They can take wastewater (which is no longer fresh), clean it up for use, and return it back to the system.
While Arizona is landlocked there's also not a ton of distance between it and the Gulf of California so they could do desalinization, although I imagine that's too costly to consider at the moment.
> It has its own water treatment plant at its Ocotillo campus in Chandler that’s similar to a municipal plant. There’s also a “brine reduction facility,” a public-private partnership with the city of Chandler, that brings 2.5 million gallons of Intel’s wastewater a day back to drinking standard. Intel uses some of the treated water again, and the rest is sent to replenish groundwater sources or be used by surrounding communities.
They're taking raw untreated river/lake/aquifer water, purifying it to an incredible degree for the fab. When they use the water it gets cleaned again.
Now that water can either be returned to the river/lake/aquifer or if you clean it sufficiently well it can go straight into municipal drinking water supplies.
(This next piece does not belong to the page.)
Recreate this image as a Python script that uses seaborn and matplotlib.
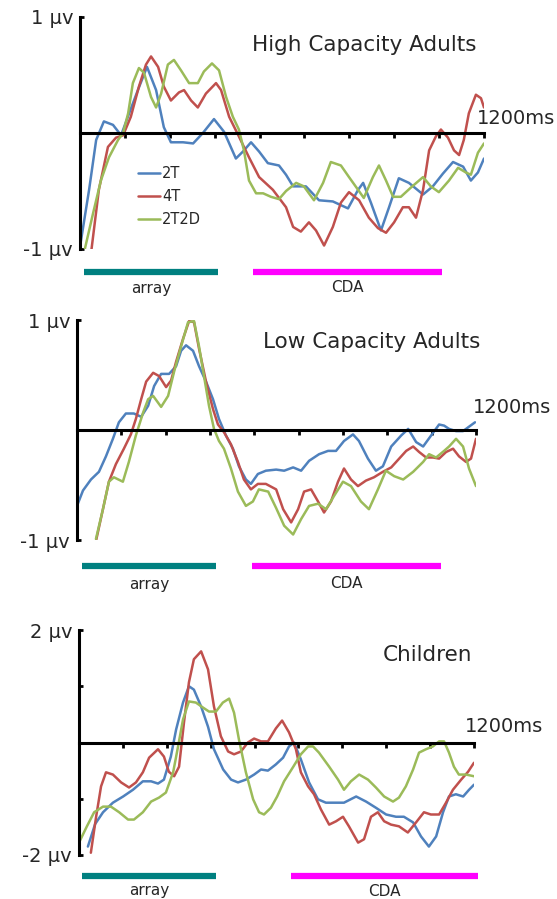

That's how this fresh water comes out of nowhere.
Maricopa and Pinal counties have lots of agricultural water that either comes directly off the Colorado river via canal, or is pumped from shallow alfalfa field runoff groundwater that is too full of nitrates to be even remotely potable.
We also, unlike the CA Central Valley or the Midwest who are apparently cool with depleting their resources as fast as humanly possible, are acutely aware of our groundwater supply constraints, given that we live in a desert, and practice a lot of aquifer recharge and management.
Intel cleans it, uses it, and dumps it into aquifer recharge, which cleans it even further.
The midwest gets more than enough water via rain, so nobody worries about water. Farmers don't irrigate crops, they just accept lower profits in drought years. You might be thinking of the west where water is a problem.